◆ **Exercise brief**: For this exercise, output only the lines between the "Convert this diagram to TikZ code." line and the "(11,8) rectangle (1314,666);" line, both of them included, and skip all pictures.

◆ **Material provided**:

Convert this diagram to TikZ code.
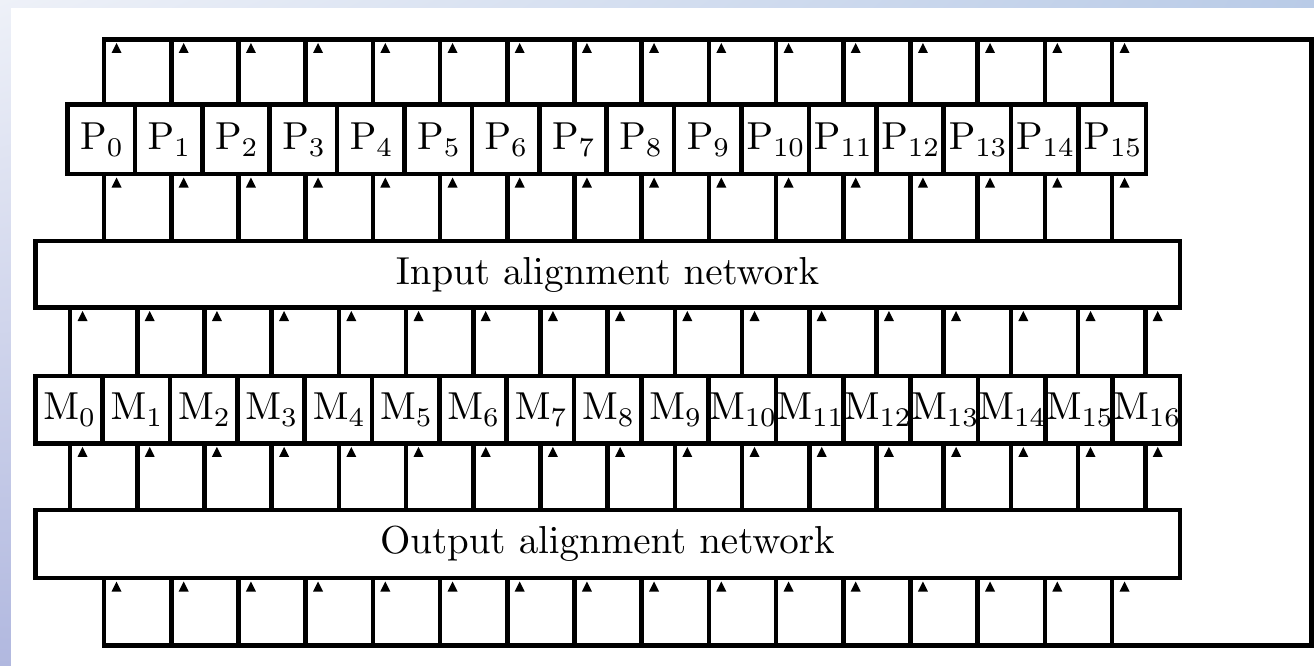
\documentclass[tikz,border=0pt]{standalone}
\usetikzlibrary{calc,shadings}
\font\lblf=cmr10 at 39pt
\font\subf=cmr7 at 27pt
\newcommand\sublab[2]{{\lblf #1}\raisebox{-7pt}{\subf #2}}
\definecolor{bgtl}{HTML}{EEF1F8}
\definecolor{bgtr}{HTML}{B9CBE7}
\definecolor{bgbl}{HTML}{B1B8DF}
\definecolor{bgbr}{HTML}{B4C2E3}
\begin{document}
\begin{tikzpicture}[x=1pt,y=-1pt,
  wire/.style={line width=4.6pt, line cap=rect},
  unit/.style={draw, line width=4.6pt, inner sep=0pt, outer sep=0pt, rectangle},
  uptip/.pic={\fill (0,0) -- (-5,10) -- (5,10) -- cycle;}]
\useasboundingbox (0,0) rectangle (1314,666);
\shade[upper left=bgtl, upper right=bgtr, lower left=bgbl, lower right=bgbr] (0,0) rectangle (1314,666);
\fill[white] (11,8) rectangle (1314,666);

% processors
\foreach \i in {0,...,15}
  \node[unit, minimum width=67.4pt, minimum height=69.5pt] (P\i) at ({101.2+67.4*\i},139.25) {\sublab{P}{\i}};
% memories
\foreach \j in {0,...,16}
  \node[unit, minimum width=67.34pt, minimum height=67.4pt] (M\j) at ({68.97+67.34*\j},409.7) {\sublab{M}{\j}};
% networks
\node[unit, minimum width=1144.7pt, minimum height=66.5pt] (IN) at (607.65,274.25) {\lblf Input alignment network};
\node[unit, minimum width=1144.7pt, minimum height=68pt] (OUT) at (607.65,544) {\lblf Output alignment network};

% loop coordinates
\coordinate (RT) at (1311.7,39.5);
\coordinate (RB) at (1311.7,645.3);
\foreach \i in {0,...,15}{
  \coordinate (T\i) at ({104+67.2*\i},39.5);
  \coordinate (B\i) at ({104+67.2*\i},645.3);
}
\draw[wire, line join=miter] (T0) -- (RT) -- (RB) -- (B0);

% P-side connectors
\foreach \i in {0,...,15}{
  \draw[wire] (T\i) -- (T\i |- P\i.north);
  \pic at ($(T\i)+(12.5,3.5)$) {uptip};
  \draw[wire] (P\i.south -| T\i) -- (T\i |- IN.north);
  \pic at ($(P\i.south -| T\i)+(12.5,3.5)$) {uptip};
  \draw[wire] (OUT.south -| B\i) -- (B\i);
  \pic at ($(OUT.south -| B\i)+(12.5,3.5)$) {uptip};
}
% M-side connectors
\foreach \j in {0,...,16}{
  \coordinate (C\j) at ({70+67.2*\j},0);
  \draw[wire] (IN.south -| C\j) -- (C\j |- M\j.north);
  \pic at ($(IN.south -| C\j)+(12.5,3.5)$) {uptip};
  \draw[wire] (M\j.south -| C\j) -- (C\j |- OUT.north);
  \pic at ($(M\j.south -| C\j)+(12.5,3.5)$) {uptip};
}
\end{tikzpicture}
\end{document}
* * *
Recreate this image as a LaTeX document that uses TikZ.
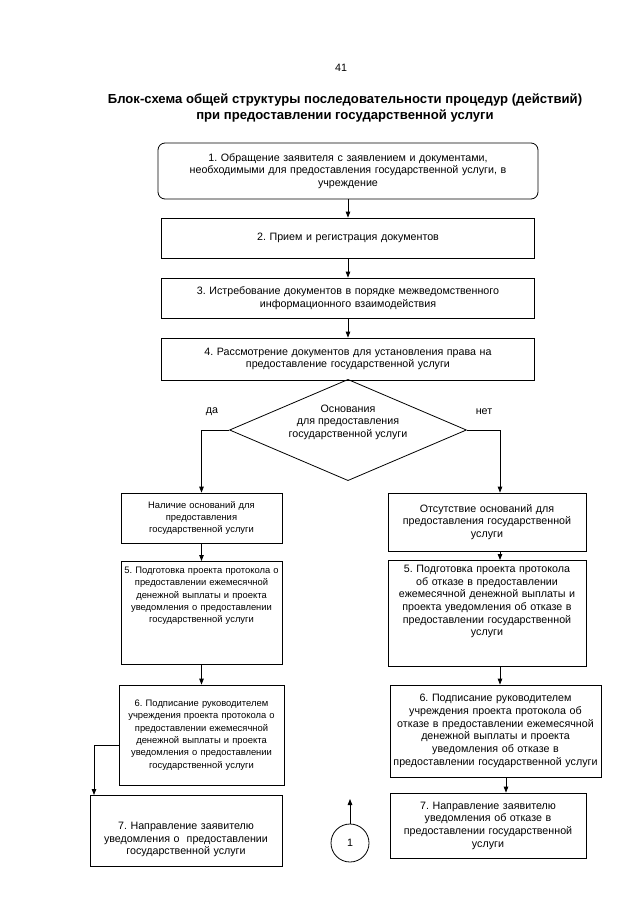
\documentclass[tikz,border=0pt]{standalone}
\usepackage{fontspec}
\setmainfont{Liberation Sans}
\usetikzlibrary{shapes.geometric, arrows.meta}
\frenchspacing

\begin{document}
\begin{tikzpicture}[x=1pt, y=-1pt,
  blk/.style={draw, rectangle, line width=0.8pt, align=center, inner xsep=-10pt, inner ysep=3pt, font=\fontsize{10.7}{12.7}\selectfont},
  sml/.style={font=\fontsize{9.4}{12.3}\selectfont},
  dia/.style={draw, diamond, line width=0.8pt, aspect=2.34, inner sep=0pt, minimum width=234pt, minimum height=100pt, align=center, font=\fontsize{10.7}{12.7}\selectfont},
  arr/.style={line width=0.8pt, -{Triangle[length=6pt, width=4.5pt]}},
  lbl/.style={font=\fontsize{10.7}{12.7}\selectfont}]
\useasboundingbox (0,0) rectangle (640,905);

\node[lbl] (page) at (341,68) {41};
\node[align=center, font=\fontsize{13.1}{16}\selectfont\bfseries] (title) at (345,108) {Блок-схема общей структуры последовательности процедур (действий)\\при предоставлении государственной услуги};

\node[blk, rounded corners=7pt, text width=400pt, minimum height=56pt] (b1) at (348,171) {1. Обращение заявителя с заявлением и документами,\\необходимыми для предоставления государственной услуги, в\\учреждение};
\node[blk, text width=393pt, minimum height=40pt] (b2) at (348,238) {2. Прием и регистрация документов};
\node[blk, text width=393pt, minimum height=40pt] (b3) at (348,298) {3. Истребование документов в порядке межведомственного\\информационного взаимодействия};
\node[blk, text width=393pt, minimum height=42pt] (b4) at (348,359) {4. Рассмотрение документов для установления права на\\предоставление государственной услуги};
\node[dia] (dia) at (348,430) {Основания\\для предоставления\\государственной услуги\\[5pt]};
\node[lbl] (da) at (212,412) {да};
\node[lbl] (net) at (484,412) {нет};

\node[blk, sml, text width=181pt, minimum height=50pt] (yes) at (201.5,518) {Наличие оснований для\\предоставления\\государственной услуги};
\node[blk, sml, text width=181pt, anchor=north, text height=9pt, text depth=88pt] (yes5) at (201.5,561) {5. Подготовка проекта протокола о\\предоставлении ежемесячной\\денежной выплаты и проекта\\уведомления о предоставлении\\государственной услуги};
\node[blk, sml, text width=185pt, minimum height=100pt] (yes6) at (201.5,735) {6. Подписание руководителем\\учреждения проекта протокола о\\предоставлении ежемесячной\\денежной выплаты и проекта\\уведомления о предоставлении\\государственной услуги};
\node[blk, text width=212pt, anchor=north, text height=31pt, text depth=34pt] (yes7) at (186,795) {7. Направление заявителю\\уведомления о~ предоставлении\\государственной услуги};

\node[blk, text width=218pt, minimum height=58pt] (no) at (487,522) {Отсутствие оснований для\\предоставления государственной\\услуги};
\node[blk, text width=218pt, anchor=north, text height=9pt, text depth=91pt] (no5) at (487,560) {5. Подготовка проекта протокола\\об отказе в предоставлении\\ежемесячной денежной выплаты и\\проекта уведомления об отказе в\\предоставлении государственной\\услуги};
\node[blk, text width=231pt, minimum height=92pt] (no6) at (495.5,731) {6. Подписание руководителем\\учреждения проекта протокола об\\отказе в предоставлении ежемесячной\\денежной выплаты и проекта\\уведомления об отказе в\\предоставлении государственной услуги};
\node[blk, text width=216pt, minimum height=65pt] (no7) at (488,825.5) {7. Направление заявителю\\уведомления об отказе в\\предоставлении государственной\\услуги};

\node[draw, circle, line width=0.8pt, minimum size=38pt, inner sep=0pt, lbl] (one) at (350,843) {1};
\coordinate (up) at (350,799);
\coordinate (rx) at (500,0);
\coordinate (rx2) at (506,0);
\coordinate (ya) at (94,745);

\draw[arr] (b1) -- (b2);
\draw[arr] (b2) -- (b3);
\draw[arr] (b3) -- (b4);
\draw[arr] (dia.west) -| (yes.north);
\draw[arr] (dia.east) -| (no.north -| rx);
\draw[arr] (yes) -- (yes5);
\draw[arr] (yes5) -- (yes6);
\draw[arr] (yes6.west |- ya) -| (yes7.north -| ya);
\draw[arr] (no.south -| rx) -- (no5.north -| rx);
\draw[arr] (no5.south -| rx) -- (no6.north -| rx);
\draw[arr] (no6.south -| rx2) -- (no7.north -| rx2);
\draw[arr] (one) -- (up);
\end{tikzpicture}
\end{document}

◆ **Completed task**:
Convert this diagram to TikZ code.
\documentclass[tikz,border=0pt]{standalone}
\usetikzlibrary{calc,shadings}
\font\lblf=cmr10 at 39pt
\font\subf=cmr7 at 27pt
\newcommand\sublab[2]{{\lblf #1}\raisebox{-7pt}{\subf #2}}
\definecolor{bgtl}{HTML}{EEF1F8}
\definecolor{bgtr}{HTML}{B9CBE7}
\definecolor{bgbl}{HTML}{B1B8DF}
\definecolor{bgbr}{HTML}{B4C2E3}
\begin{document}
\begin{tikzpicture}[x=1pt,y=-1pt,
  wire/.style={line width=4.6pt, line cap=rect},
  unit/.style={draw, line width=4.6pt, inner sep=0pt, outer sep=0pt, rectangle},
  uptip/.pic={\fill (0,0) -- (-5,10) -- (5,10) -- cycle;}]
\useasboundingbox (0,0) rectangle (1314,666);
\shade[upper left=bgtl, upper right=bgtr, lower left=bgbl, lower right=bgbr] (0,0) rectangle (1314,666);
\fill[white] (11,8) rectangle (1314,666);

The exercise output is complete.